Stated task –
Nothing but the lines from the line with "Emit a web page" to the line with "const yTicks = [0, 20, 40, 60, 80, 100, 120, 140];", both included, is to be repeated, and those exactly. Leave out the pictures.

Data shown –
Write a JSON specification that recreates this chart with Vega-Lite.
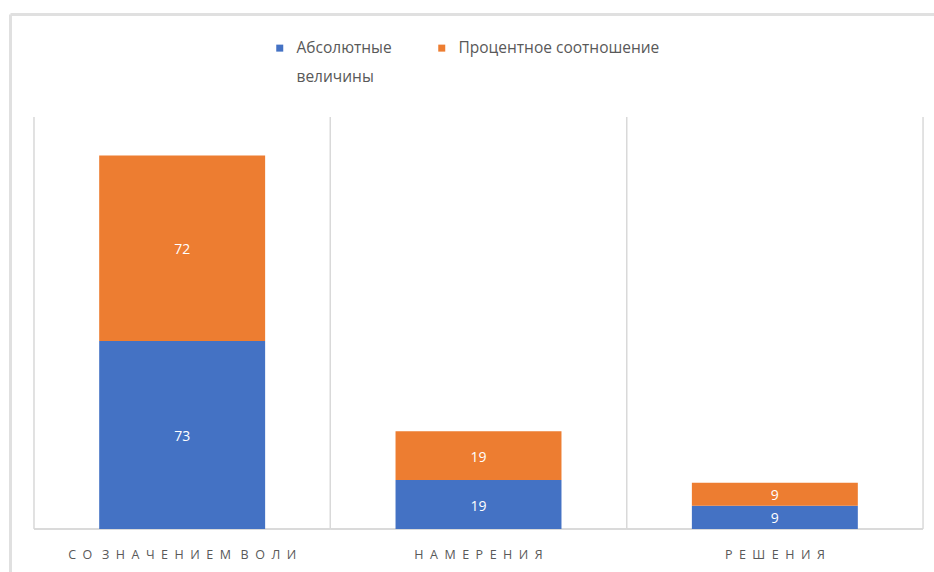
{
  "$schema": "https://vega.github.io/schema/vega-lite/v6.json",
  "width": 924,
  "height": 558,
  "autosize": {"type": "none"},
  "padding": {"left": 10, "top": 14, "right": 0, "bottom": 0},
  "background": "white",
  "config": {
    "view": {"stroke": null},
    "font": "Open Sans",
    "style": {"guide-label": {"lineHeight": 29, "dy": 5}}
  },
  "data": {
    "values": [
      {"cat": "СО ЗНАЧЕНИЕМ ВОЛИ", "series": "Абсолютные величины", "value": 73},
      {"cat": "СО ЗНАЧЕНИЕМ ВОЛИ", "series": "Процентное соотношение", "value": 72},
      {"cat": "НАМЕРЕНИЯ", "series": "Абсолютные величины", "value": 19},
      {"cat": "НАМЕРЕНИЯ", "series": "Процентное соотношение", "value": 19},
      {"cat": "РЕШЕНИЯ", "series": "Абсолютные величины", "value": 9},
      {"cat": "РЕШЕНИЯ", "series": "Процентное соотношение", "value": 9}
    ]
  },
  "layer": [
    {
      "mark": {"type": "rule", "color": "#d9d9d9", "strokeWidth": 1},
      "encoding": {
        "x": {"field": "cat", "type": "nominal", "sort": null, "bandPosition": 0,
          "scale": {"paddingInner": 0, "paddingOuter": 0.059, "align": 0.686},
          "axis": {"orient": "bottom", "offset": -31, "domain": false, "ticks": false, "grid": false, "title": null, "labelAngle": 0, "labelFont": "Open Sans", "labelFontSize": 12.5, "labelColor": "#595959", "labelPadding": 2, "labelLimit": 400, "labelOverlap": false, "labelExpr": "replace(join(split(datum.label, ''), '\u00a0\u00a0'), regexp('\u00a0\u00a0 \u00a0\u00a0', 'g'), '\u00a0 \u00a0')"}},
        "y": {"datum": 0, "type": "quantitative",
          "scale": {"domain": [-16.7, 200], "nice": false, "zero": false},
          "axis": {"values": [200], "labels": false, "ticks": false, "title": null, "domainColor": "#e0e0e0", "domainWidth": 3, "grid": true, "gridColor": "#e0e0e0", "gridWidth": 3}},
        "y2": {"datum": 160}
      }
    },
    {
      "mark": {"type": "rule", "color": "#d9d9d9", "strokeWidth": 1},
      "encoding": {
        "x": {"field": "cat", "type": "nominal", "sort": null, "bandPosition": 1},
        "y": {"datum": 0, "type": "quantitative"},
        "y2": {"datum": 160}
      }
    },
    {
      "mark": {"type": "rect", "fillOpacity": 0, "stroke": "#d9d9d9", "strokeWidth": 1},
      "encoding": {
        "x": {"field": "cat", "type": "nominal", "sort": null},
        "y": {"datum": 0, "type": "quantitative"},
        "y2": {"datum": 0}
      }
    },
    {
      "mark": {"type": "bar", "width": {"band": 0.56}},
      "encoding": {
        "x": {"field": "cat", "type": "nominal", "sort": null},
        "y": {"field": "value", "type": "quantitative", "stack": "zero"},
        "order": {"field": "series", "sort": "ascending"},
        "color": {"field": "series", "type": "nominal",
          "scale": {"domain": ["Абсолютные величины", "Процентное соотношение"], "range": ["#4472C4", "#ED7D31"]},
          "legend": {"orient": "none", "legendX": 262, "legendY": 26, "direction": "horizontal", "title": null, "symbolType": "square", "symbolSize": 49, "symbolStrokeWidth": 0, "labelFont": "Open Sans", "labelFontSize": 15.5, "labelColor": "#595959", "columnPadding": 42, "labelOffset": 9, "padding": 0, "labelBaseline": "alphabetic", "labelLimit": 400,
            "labelExpr": "datum.value == 'Абсолютные величины' ? ['Абсолютные', 'величины'] : [datum.label, '']"}}
      }
    },
    {
      "mark": {"type": "text", "color": "white", "fontSize": 14, "font": "Open Sans", "dy": 2},
      "encoding": {
        "x": {"field": "cat", "type": "nominal", "sort": null},
        "y": {"field": "value", "type": "quantitative", "stack": "zero", "bandPosition": 0.5},
        "detail": {"field": "series"},
        "order": {"field": "series", "sort": "ascending"},
        "text": {"field": "value", "type": "quantitative"}
      }
    }
  ]
}
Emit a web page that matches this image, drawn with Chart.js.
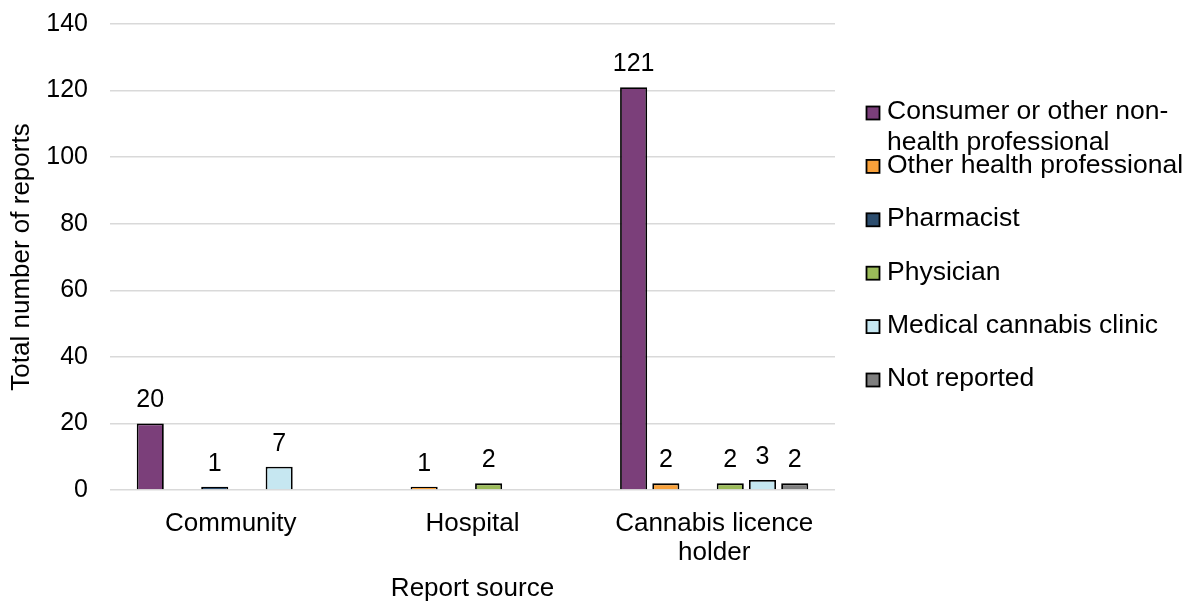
<!DOCTYPE html>
<html>
<head>
<meta charset="utf-8">
<title>Reports by source</title>
<script src="https://cdn.jsdelivr.net/npm/chart.js@4.4.0/dist/chart.umd.js"></script>
<style>
  html, body { margin: 0; padding: 0; background: #fff; }
  #wrap { width: 1185px; height: 601px; position: relative; }
</style>
</head>
<body>
<div id="wrap"><canvas id="chart"></canvas></div>
<script>
// data
const categories = ['Community', 'Hospital', ['Cannabis licence', 'holder']];
const seriesNames = [
  ['Consumer or other non-', 'health professional'],
  ['Other health professional'],
  ['Pharmacist'],
  ['Physician'],
  ['Medical cannabis clinic'],
  ['Not reported']
];
const consumer = [20, 0, 121];
const otherHealthPro = [0, 1, 2];
const pharmacist = [1, 0, 0];
const physician = [0, 2, 2];
const medicalClinic = [7, 0, 3];
const notReported = [0, 0, 2];
const yTicks = [0, 20, 40, 60, 80, 100, 120, 140];

const colors = ['#7b3f7a', '#f9a13a', '#2c4d6e', '#9bbb59', '#c6e7f1', '#7f7f7f'];
const allSeries = [consumer, otherHealthPro, pharmacist, physician, medicalClinic, notReported];

const FONT = 'Arial, "Liberation Sans", sans-serif';
Chart.defaults.font.family = FONT;
Chart.defaults.color = '#000';

// value labels above non-zero bars
const valueLabels = {
  id: 'valueLabels',
  afterDatasetsDraw(chart) {
    const ctx = chart.ctx;
    ctx.save();
    ctx.font = '25px ' + FONT;
    ctx.fillStyle = '#000';
    ctx.textAlign = 'center';
    ctx.textBaseline = 'alphabetic';
    chart.data.datasets.forEach((ds, i) => {
      chart.getDatasetMeta(i).data.forEach((bar, j) => {
        const v = ds.data[j];
        if (!v) return;
        ctx.fillText(String(v), bar.x, bar.y - 16);
      });
    });
    ctx.restore();
  }
};

// legend drawn at the right, like the original
const sideLegend = {
  id: 'sideLegend',
  afterDraw(chart) {
    const ctx = chart.ctx;
    ctx.save();
    ctx.font = '26.5px ' + FONT;
    ctx.textBaseline = 'middle';
    chart.data.datasets.forEach((ds, i) => {
      const cy = 113 + i * 53.4;
      ctx.fillStyle = ds.backgroundColor;
      ctx.fillRect(866.5, cy - 6.5, 13, 13);
      ctx.strokeStyle = '#000';
      ctx.lineWidth = 1.8;
      ctx.strokeRect(866.5, cy - 6.5, 13, 13);
      ctx.fillStyle = '#000';
      seriesNames[i].forEach((line, k) => {
        ctx.fillText(line, 887, cy - 1 + k * 31);
      });
    });
    ctx.restore();
  }
};

const datasets = allSeries.map((vals, i) => ({
  label: seriesNames[i].join(' '),
  data: vals,
  backgroundColor: colors[i],
  borderColor: '#000',
  borderWidth: c => (c.raw ? 1.8 : 0),
  borderSkipped: 'bottom',
  categoryPercentage: 0.8,
  barPercentage: 0.84
}));

new Chart(document.getElementById('chart'), {
  type: 'bar',
  data: { labels: categories, datasets },
  options: {
    responsive: true,
    maintainAspectRatio: false,
    animation: false,
    layout: { padding: { top: 24, right: 350, left: 0, bottom: 0 } },
    plugins: {
      legend: { display: false },
      tooltip: { enabled: false }
    },
    scales: {
      x: {
        grid: { display: false },
        border: { display: false },
        ticks: { font: { size: 26, lineHeight: 1.12 }, padding: 11, color: '#000' },
        title: { display: true, text: 'Report source', font: { size: 26, lineHeight: 0.92 }, color: '#000', padding: 0 },
        afterFit: s => { s.height = 111; s.paddingLeft = 0; s.paddingRight = 0; }
      },
      y: {
        min: 0,
        max: 140,
        afterBuildTicks: s => { s.ticks = yTicks.map(v => ({ value: v })); },
        grid: { color: '#d9d9d9', lineWidth: 1.5, drawTicks: false },
        border: { display: false },
        ticks: { font: { size: 25 }, padding: 22, color: '#000' },
        title: { display: true, text: 'Total number of reports', font: { size: 26 }, color: '#000', padding: { top: 6, bottom: 0 } },
        afterFit: s => { s.width = 110; s.paddingTop = 0; s.paddingBottom = 0; }
      }
    }
  },
  plugins: [valueLabels, sideLegend]
});
</script>
</body>
</html>
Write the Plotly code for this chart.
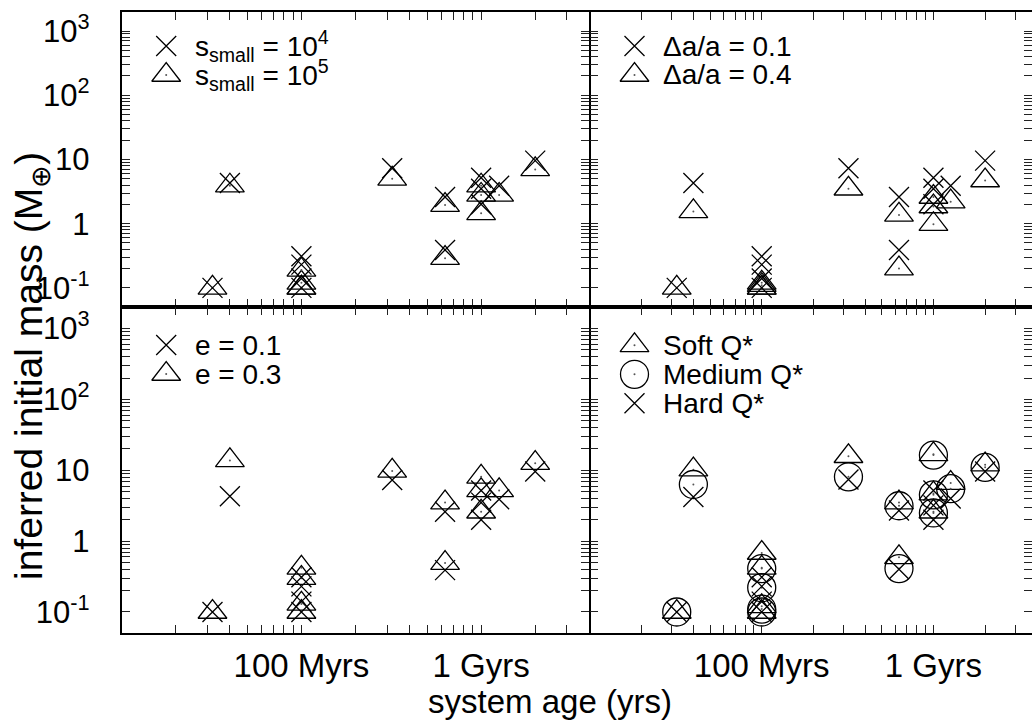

Exercise answer –
Emit a web page that matches this image, drawn with Chart.js.
<!DOCTYPE html>
<html>
<head>
<meta charset="utf-8">
<title>Reports by source</title>
<script src="https://cdn.jsdelivr.net/npm/chart.js@4.4.0/dist/chart.umd.js"></script>
<style>
  html, body { margin: 0; padding: 0; background: #fff; }
  #wrap { width: 1185px; height: 601px; position: relative; }
</style>
</head>
<body>
<div id="wrap"><canvas id="chart"></canvas></div>
<script>
// data
const categories = ['Community', 'Hospital', ['Cannabis licence', 'holder']];
const seriesNames = [
  ['Consumer or other non-', 'health professional'],
  ['Other health professional'],
  ['Pharmacist'],
  ['Physician'],
  ['Medical cannabis clinic'],
  ['Not reported']
];
const consumer = [20, 0, 121];
const otherHealthPro = [0, 1, 2];
const pharmacist = [1, 0, 0];
const physician = [0, 2, 2];
const medicalClinic = [7, 0, 3];
const notReported = [0, 0, 2];
const yTicks = [0, 20, 40, 60, 80, 100, 120, 140];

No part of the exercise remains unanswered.